[Source code of charts]
☆ ☆ ☆ ☆ ☆ ☆ ☆
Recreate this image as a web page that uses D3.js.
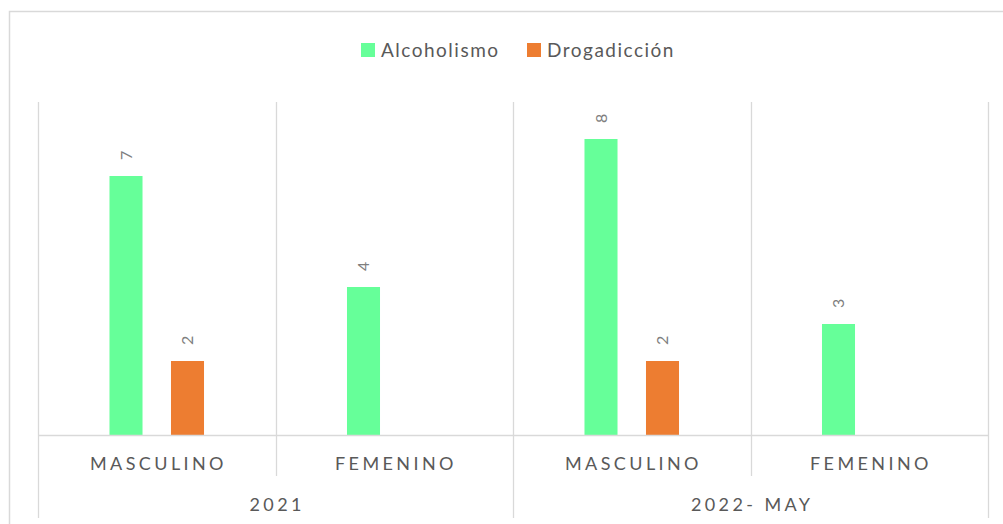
<!DOCTYPE html>
<html><head><meta charset="utf-8">
<script src="https://cdnjs.cloudflare.com/ajax/libs/d3/7.8.5/d3.min.js"></script>
<style>
html,body{margin:0;padding:0;background:#fff;}
svg{display:block;}
text{font-family:Lato, "Open Sans", sans-serif;fill:#595959;}
</style></head>
<body><div id="chart"></div>
<script>
const categories = ["MASCULINO","FEMENINO","MASCULINO","FEMENINO"];
const groups = ["2021","2022- MAY"];
const seriesNames = ["Alcoholismo","Drogadicción"];
const alcoholismo = [7,4,8,3];
const drogadiccion = [2,null,2,null];
const colors = ["#66FF99","#ED7D31"];

const W = 1003, H = 524;
const svg = d3.select("#chart").append("svg").attr("width",W).attr("height",H);

// outer border
svg.append("rect").attr("x",9.5).attr("y",11.5).attr("width",W).attr("height",H)
  .attr("fill","none").attr("stroke","#D9D9D9").attr("stroke-width",1.5);

const plot = {left:38, right:988, top:102, bottom:435};
const x = d3.scaleBand().domain(d3.range(categories.length)).range([plot.left,plot.right]).padding(0);
const xs = d3.scaleBand().domain(seriesNames).range([0,x.bandwidth()]).paddingInner(0.463).paddingOuter(1.1625);
const y = d3.scaleLinear().domain([0,9]).range([plot.bottom,plot.top]);

const gridColor = "#D9D9D9";
const bounds = d3.range(categories.length+1).map(i => i < categories.length ? x(i) : x(categories.length-1)+x.bandwidth());
svg.append("g").selectAll("line").data(bounds).join("line")
  .attr("x1",d=>Math.round(d)+0.5).attr("x2",d=>Math.round(d)+0.5)
  .attr("y1",plot.top).attr("y2",plot.bottom)
  .attr("stroke",gridColor).attr("stroke-width",1.3);

const series = [alcoholismo, drogadiccion];
series.forEach((vals,si)=>{
  const g = svg.append("g");
  const data = vals.map((v,i)=>({v,i})).filter(d=>d.v!==null);
  g.selectAll("rect").data(data).join("rect")
    .attr("x",d=>x(d.i)+xs(seriesNames[si]))
    .attr("width",xs.bandwidth())
    .attr("y",d=>y(d.v))
    .attr("height",d=>y(0)-y(d.v))
    .attr("fill",colors[si]);
  g.selectAll("text").data(data).join("text")
    .attr("transform",d=>`translate(${x(d.i)+xs(seriesNames[si])+xs.bandwidth()/2},${y(d.v)-16}) rotate(-90)`)
    .attr("dy","0.35em")
    .attr("text-anchor","start")
    .style("font-size","16px")
    .style("fill","#7F7F7F")
    .text(d=>d.v);
});

svg.append("line").attr("x1",plot.left).attr("x2",plot.right)
  .attr("y1",plot.bottom+0.5).attr("y2",plot.bottom+0.5)
  .attr("stroke",gridColor).attr("stroke-width",1.3);

const groupSize = categories.length/groups.length;
bounds.forEach((b,i)=>{
  const isGroup = i % groupSize === 0;
  svg.append("line").attr("x1",Math.round(b)+0.5).attr("x2",Math.round(b)+0.5)
    .attr("y1",plot.bottom).attr("y2",isGroup?518:476)
    .attr("stroke",gridColor).attr("stroke-width",1.3);
});

svg.append("g").selectAll("text").data(categories).join("text")
  .attr("x",(d,i)=>x(i)+x.bandwidth()/2+1.7)
  .attr("y",470)
  .attr("text-anchor","middle")
  .style("font-size","18px")
  .style("letter-spacing","3.4px")
  .text(d=>d);

svg.append("g").selectAll("text").data(groups).join("text")
  .attr("x",(d,i)=>x(i*groupSize)+x.bandwidth()*groupSize/2+1.7)
  .attr("y",511)
  .attr("text-anchor","middle")
  .style("font-size","18px")
  .style("letter-spacing","3.4px")
  .text(d=>d);

const legendX = [361, 527];
const lg = svg.append("g");
seriesNames.forEach((s,i)=>{
  lg.append("rect").attr("x",legendX[i]).attr("y",43).attr("width",14).attr("height",14).attr("fill",colors[i]);
  lg.append("text").attr("x",legendX[i]+20).attr("y",57).style("font-size","19px").style("letter-spacing","1.5px").text(s);
});
</script></body></html>
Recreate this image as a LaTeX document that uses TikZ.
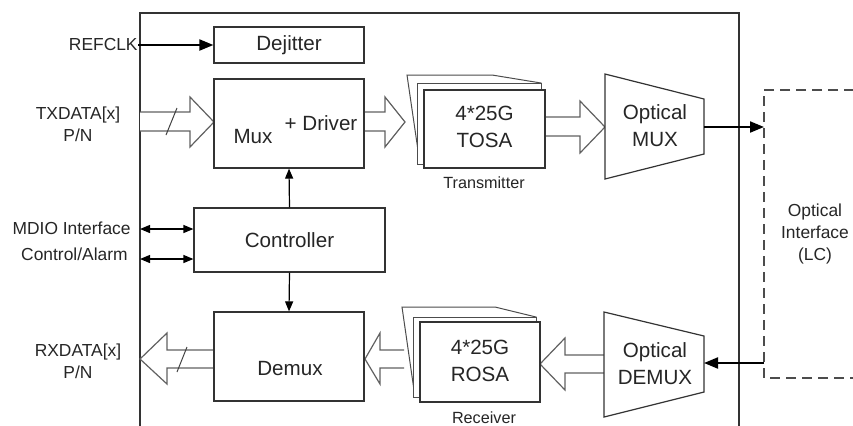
☆ ☆ ☆ ☆ ☆ ☆ ☆
Can the entries above be repeated exactly, without their pictures?

Solution for this problem:
Recreate this image as a web page that uses D3.js.
<!DOCTYPE html>
<html><head><meta charset="utf-8">
<script src="https://cdnjs.cloudflare.com/ajax/libs/d3/7.8.5/d3.min.js"></script>
<style>
html,body{margin:0;padding:0;background:#fff;}
svg{display:block;}
text{font-family:Lato, "Open Sans", sans-serif;fill:#595959;}
</style></head>
<body><div id="chart"></div>
<script>
const categories = ["MASCULINO","FEMENINO","MASCULINO","FEMENINO"];
const groups = ["2021","2022- MAY"];
const seriesNames = ["Alcoholismo","Drogadicción"];
const alcoholismo = [7,4,8,3];
const drogadiccion = [2,null,2,null];
const colors = ["#66FF99","#ED7D31"];

const W = 1003, H = 524;
const svg = d3.select("#chart").append("svg").attr("width",W).attr("height",H);

// outer border
svg.append("rect").attr("x",9.5).attr("y",11.5).attr("width",W).attr("height",H)
  .attr("fill","none").attr("stroke","#D9D9D9").attr("stroke-width",1.5);

const plot = {left:38, right:988, top:102, bottom:435};
const x = d3.scaleBand().domain(d3.range(categories.length)).range([plot.left,plot.right]).padding(0);
const xs = d3.scaleBand().domain(seriesNames).range([0,x.bandwidth()]).paddingInner(0.463).paddingOuter(1.1625);
const y = d3.scaleLinear().domain([0,9]).range([plot.bottom,plot.top]);

const gridColor = "#D9D9D9";
const bounds = d3.range(categories.length+1).map(i => i < categories.length ? x(i) : x(categories.length-1)+x.bandwidth());
svg.append("g").selectAll("line").data(bounds).join("line")
  .attr("x1",d=>Math.round(d)+0.5).attr("x2",d=>Math.round(d)+0.5)
  .attr("y1",plot.top).attr("y2",plot.bottom)
  .attr("stroke",gridColor).attr("stroke-width",1.3);

const series = [alcoholismo, drogadiccion];
series.forEach((vals,si)=>{
  const g = svg.append("g");
  const data = vals.map((v,i)=>({v,i})).filter(d=>d.v!==null);
  g.selectAll("rect").data(data).join("rect")
    .attr("x",d=>x(d.i)+xs(seriesNames[si]))
    .attr("width",xs.bandwidth())
    .attr("y",d=>y(d.v))
    .attr("height",d=>y(0)-y(d.v))
    .attr("fill",colors[si]);
  g.selectAll("text").data(data).join("text")
    .attr("transform",d=>`translate(${x(d.i)+xs(seriesNames[si])+xs.bandwidth()/2},${y(d.v)-16}) rotate(-90)`)
    .attr("dy","0.35em")
    .attr("text-anchor","start")
    .style("font-size","16px")
    .style("fill","#7F7F7F")
    .text(d=>d.v);
});

svg.append("line").attr("x1",plot.left).attr("x2",plot.right)
  .attr("y1",plot.bottom+0.5).attr("y2",plot.bottom+0.5)
  .attr("stroke",gridColor).attr("stroke-width",1.3);

const groupSize = categories.length/groups.length;
bounds.forEach((b,i)=>{
  const isGroup = i % groupSize === 0;
  svg.append("line").attr("x1",Math.round(b)+0.5).attr("x2",Math.round(b)+0.5)
    .attr("y1",plot.bottom).attr("y2",isGroup?518:476)
    .attr("stroke",gridColor).attr("stroke-width",1.3);
});

svg.append("g").selectAll("text").data(categories).join("text")
  .attr("x",(d,i)=>x(i)+x.bandwidth()/2+1.7)
  .attr("y",470)
  .attr("text-anchor","middle")
  .style("font-size","18px")
  .style("letter-spacing","3.4px")
  .text(d=>d);

svg.append("g").selectAll("text").data(groups).join("text")
  .attr("x",(d,i)=>x(i*groupSize)+x.bandwidth()*groupSize/2+1.7)
  .attr("y",511)
  .attr("text-anchor","middle")
  .style("font-size","18px")
  .style("letter-spacing","3.4px")
  .text(d=>d);

const legendX = [361, 527];
const lg = svg.append("g");
seriesNames.forEach((s,i)=>{
  lg.append("rect").attr("x",legendX[i]).attr("y",43).attr("width",14).attr("height",14).attr("fill",colors[i]);
  lg.append("text").attr("x",legendX[i]+20).attr("y",57).style("font-size","19px").style("letter-spacing","1.5px").text(s);
});
</script></body></html>
Recreate this image as a LaTeX document that uses TikZ.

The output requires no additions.